# [Given information]

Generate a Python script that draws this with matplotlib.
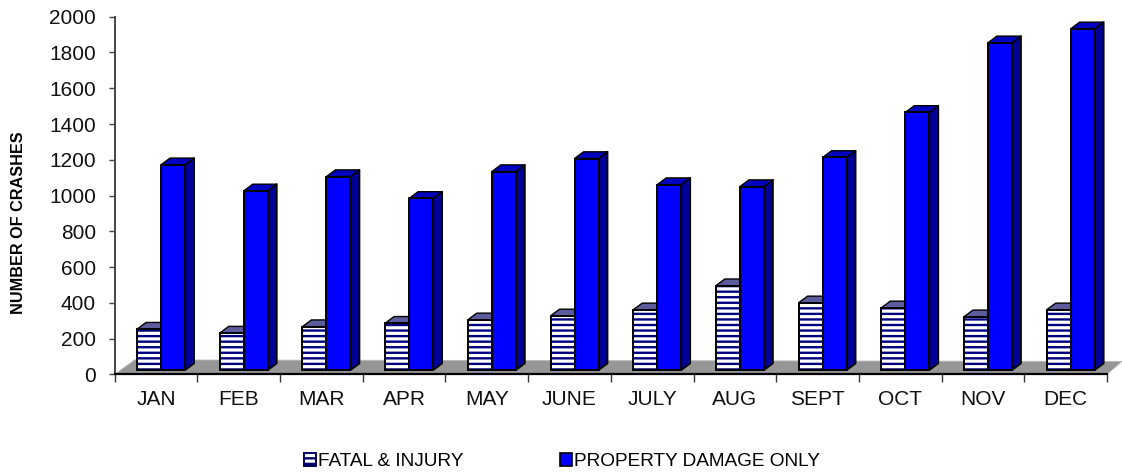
import matplotlib
matplotlib.use("Agg")
import matplotlib.pyplot as plt
from matplotlib.patches import Polygon, Patch

plt.rcParams['font.family'] = ['Liberation Sans', 'DejaVu Sans']
plt.rcParams['hatch.linewidth'] = 1.7

months = ["JAN", "FEB", "MAR", "APR", "MAY", "JUNE", "JULY", "AUG", "SEPT", "OCT", "NOV", "DEC"]
fatal_injury = [229, 207, 243, 262, 281, 303, 337, 472, 376, 348, 298, 337]
property_damage = [1148, 1002, 1082, 960, 1110, 1183, 1037, 1026, 1189, 1441, 1830, 1908]
y_ticks = list(range(0, 2001, 200))
series_names = ["FATAL & INJURY", "PROPERTY DAMAGE ONLY"]

W, H = 1122, 472
fig = plt.figure(figsize=(W / 100, H / 100), dpi=100, facecolor="white")
L, R, Y0, Y2 = 114.7, 1107.0, 374.4, 16.7
ax = fig.add_axes([L / W, 1 - Y0 / H, (R - L) / W, (Y0 - Y2) / H])
ax.set_xlim(0, 12)
ax.set_ylim(0, 2000)
ax.patch.set_alpha(0)

px = 12 / (R - L)            # data units per pixel, x
py = 2000 / (Y0 - Y2)        # data units per pixel, y
dx, dy = 9 * px, 6.7 * py    # bar depth
bw = 24 * px
base = 4.3 * py
shift = 5 * px

# floor
ax.add_patch(Polygon([(0, 0), (12, 0), (12 + 15 * px, 13 * py), (20 * px, 14.5 * py)],
                     closed=True, fc="#969696", ec="#b8b8b8", lw=0.6, clip_on=False, zorder=1))


def draw_bar(x, v, front, top, side, hatch=None, z=2):
    t = base + v
    ax.add_patch(Polygon([(x + bw, base), (x + bw + dx, base + dy), (x + bw + dx, t + dy), (x + bw, t)],
                         closed=True, fc=side, ec="black", lw=1.3, zorder=z, joinstyle="round"))
    ax.add_patch(Polygon([(x, t), (x + bw, t), (x + bw + dx, t + dy), (x + dx, t + dy)],
                         closed=True, fc=top, ec="black", lw=1.0, zorder=z, joinstyle="round"))
    if hatch:
        ax.bar(x, v, bw, bottom=base, align="edge", color="white", edgecolor="#000080",
               hatch=hatch, lw=0, zorder=z)
        ax.bar(x, v, bw, bottom=base, align="edge", fill=False, edgecolor="black", lw=1.4, zorder=z)
    else:
        ax.bar(x, v, bw, bottom=base, align="edge", color=front, edgecolor="black", lw=1.4, zorder=z)


for i, (f, p) in enumerate(zip(fatal_injury, property_damage)):
    c = i + 0.5 + shift
    draw_bar(c - bw, f, None, "#5c5c9c", "#000080", hatch="---", z=2 + i * 0.01)
    draw_bar(c, p, "#0000ff", "#0000c0", "#000099", z=2.005 + i * 0.01)

for s in ("top", "right"):
    ax.spines[s].set_visible(False)
ax.spines["left"].set_color("#444444")
ax.spines["left"].set_linewidth(1.4)
ax.spines["bottom"].set_color("black")
ax.spines["bottom"].set_linewidth(1.6)
ax.spines["bottom"].set_zorder(5)

ax.set_yticks(y_ticks)
ax.tick_params(axis="y", length=4.5, width=1.0, color="#444444", labelsize=15, labelcolor="#111111", pad=9)
ax.set_xticks(range(13))
ax.set_xticklabels([])
ax.tick_params(axis="x", which="major", length=6, width=1.0, color="#333333")
ax.set_xticks([i + 0.5 for i in range(12)], minor=True)
ax.set_xticklabels(months, minor=True, fontsize=15, color="#111111")
ax.tick_params(axis="x", which="minor", length=0, pad=11)
ax.set_ylabel("NUMBER OF CRASHES", fontsize=11.7, fontweight="bold")
ax.yaxis.set_label_coords((26 - L) / (R - L), 0.423)

handles = [Patch(fc="white", ec="#000060", hatch="---", lw=1.4),
           Patch(fc="#0000ff", ec="black", lw=1.2)]
fig.legend(handles, series_names, loc="lower left", ncol=2, frameon=False,
           bbox_to_anchor=(300 / W, 1 - 474 / H), fontsize=13.7, handlelength=0.63,
           handleheight=0.6, handletextpad=0.12, columnspacing=5.05,
           borderpad=0.2, borderaxespad=0)

fig.savefig("out.png", dpi=100, facecolor="white")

# [Problem statement]
Omit the pictures and reproduce the listing exactly.

# [Task answer]
Generate a Python script that draws this with matplotlib.
import matplotlib
matplotlib.use("Agg")
import matplotlib.pyplot as plt
from matplotlib.patches import Polygon, Patch

plt.rcParams['font.family'] = ['Liberation Sans', 'DejaVu Sans']
plt.rcParams['hatch.linewidth'] = 1.7

months = ["JAN", "FEB", "MAR", "APR", "MAY", "JUNE", "JULY", "AUG", "SEPT", "OCT", "NOV", "DEC"]
fatal_injury = [229, 207, 243, 262, 281, 303, 337, 472, 376, 348, 298, 337]
property_damage = [1148, 1002, 1082, 960, 1110, 1183, 1037, 1026, 1189, 1441, 1830, 1908]
y_ticks = list(range(0, 2001, 200))
series_names = ["FATAL & INJURY", "PROPERTY DAMAGE ONLY"]

W, H = 1122, 472
fig = plt.figure(figsize=(W / 100, H / 100), dpi=100, facecolor="white")
L, R, Y0, Y2 = 114.7, 1107.0, 374.4, 16.7
ax = fig.add_axes([L / W, 1 - Y0 / H, (R - L) / W, (Y0 - Y2) / H])
ax.set_xlim(0, 12)
ax.set_ylim(0, 2000)
ax.patch.set_alpha(0)

px = 12 / (R - L)            # data units per pixel, x
py = 2000 / (Y0 - Y2)        # data units per pixel, y
dx, dy = 9 * px, 6.7 * py    # bar depth
bw = 24 * px
base = 4.3 * py
shift = 5 * px

# floor
ax.add_patch(Polygon([(0, 0), (12, 0), (12 + 15 * px, 13 * py), (20 * px, 14.5 * py)],
                     closed=True, fc="#969696", ec="#b8b8b8", lw=0.6, clip_on=False, zorder=1))


def draw_bar(x, v, front, top, side, hatch=None, z=2):
    t = base + v
    ax.add_patch(Polygon([(x + bw, base), (x + bw + dx, base + dy), (x + bw + dx, t + dy), (x + bw, t)],
                         closed=True, fc=side, ec="black", lw=1.3, zorder=z, joinstyle="round"))
    ax.add_patch(Polygon([(x, t), (x + bw, t), (x + bw + dx, t + dy), (x + dx, t + dy)],
                         closed=True, fc=top, ec="black", lw=1.0, zorder=z, joinstyle="round"))
    if hatch:
        ax.bar(x, v, bw, bottom=base, align="edge", color="white", edgecolor="#000080",
               hatch=hatch, lw=0, zorder=z)
        ax.bar(x, v, bw, bottom=base, align="edge", fill=False, edgecolor="black", lw=1.4, zorder=z)
    else:
        ax.bar(x, v, bw, bottom=base, align="edge", color=front, edgecolor="black", lw=1.4, zorder=z)


for i, (f, p) in enumerate(zip(fatal_injury, property_damage)):
    c = i + 0.5 + shift
    draw_bar(c - bw, f, None, "#5c5c9c", "#000080", hatch="---", z=2 + i * 0.01)
    draw_bar(c, p, "#0000ff", "#0000c0", "#000099", z=2.005 + i * 0.01)

for s in ("top", "right"):
    ax.spines[s].set_visible(False)
ax.spines["left"].set_color("#444444")
ax.spines["left"].set_linewidth(1.4)
ax.spines["bottom"].set_color("black")
ax.spines["bottom"].set_linewidth(1.6)
ax.spines["bottom"].set_zorder(5)

ax.set_yticks(y_ticks)
ax.tick_params(axis="y", length=4.5, width=1.0, color="#444444", labelsize=15, labelcolor="#111111", pad=9)
ax.set_xticks(range(13))
ax.set_xticklabels([])
ax.tick_params(axis="x", which="major", length=6, width=1.0, color="#333333")
ax.set_xticks([i + 0.5 for i in range(12)], minor=True)
ax.set_xticklabels(months, minor=True, fontsize=15, color="#111111")
ax.tick_params(axis="x", which="minor", length=0, pad=11)
ax.set_ylabel("NUMBER OF CRASHES", fontsize=11.7, fontweight="bold")
ax.yaxis.set_label_coords((26 - L) / (R - L), 0.423)

handles = [Patch(fc="white", ec="#000060", hatch="---", lw=1.4),
           Patch(fc="#0000ff", ec="black", lw=1.2)]
fig.legend(handles, series_names, loc="lower left", ncol=2, frameon=False,
           bbox_to_anchor=(300 / W, 1 - 474 / H), fontsize=13.7, handlelength=0.63,
           handleheight=0.6, handletextpad=0.12, columnspacing=5.05,
           borderpad=0.2, borderaxespad=0)

fig.savefig("out.png", dpi=100, facecolor="white")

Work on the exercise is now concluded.